I agree, but otoh there’s always the risk of developing a standard that’s nowhere really supported…
So, yes, there are two issues.
One is a design issue: where do you draw the line between the tasks of (a) massaging the sort of messy data people use “in the wild” into structured data a processor can use and (b) taking structured data and turning it into accurate citations. The boundary is not always obvious. For my part, I’d sooner not move too much of task (a) into processors for reasons of hygiene, and because I see these as different tasks which should be kept separate. But ultimately it’s a matter of judgment.
The second is a specification issue.

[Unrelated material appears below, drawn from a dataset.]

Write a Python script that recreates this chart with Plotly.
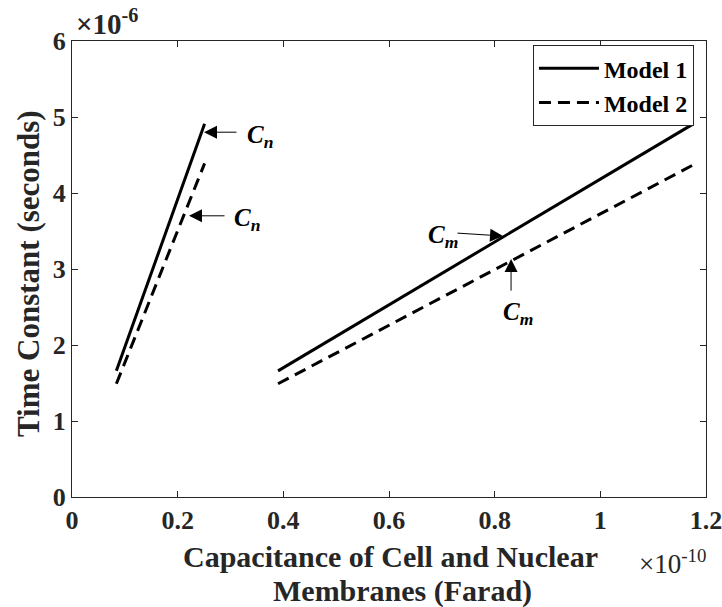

If you do expect processors to transform input, you MUST specify how they should do it, if it matters. There may be very sound reasons for needing it (the subtitles issue looks like it is one), but if it’s required it needs to be specified.
As things stand there are certainly things where the spec is silent, but the test suite assumes behaviour (such as extracting particles from given or family names, or dates from “raw” dates) which is not mentioned in the spec. That shouldn’t happen. There are plenty of other examples (e.g. extracting initials, normalizing spacing and punctuation, dealing with quotations) where in practice there is expected behaviour which has never been properly specified and which we have to guess from the test suite. This is not the best.
By minimizing the amount of fiddling that you expect from processors, you make it more likely that the spec will be right, because you have clearly structured input data, and clearly specified output. But always subject to pragmatic considerations, of course.
As our discussions have proceeded over the past couple of weeks, attempting to solve a few tricky issues, I’m thinking the road to a 1.1 release will be longer than I’d initially anticipated.
I think, in short, we should make some aggressive decisions, move quickly towards a
v1.1-pre.1 tagged pre-release, and then give implementers plenty of time (30 days, or more) to provide feedback, so they can not just review the changes, but also experiment with the code changes needed to support them.
As part of those “aggressive decisions,” I think we should drop ideas for now that are seeming too complicated or potentially controversial. My decision to mark the new “rich text” functionality I just merged as “experimental” is such an example; a kind of middle ground.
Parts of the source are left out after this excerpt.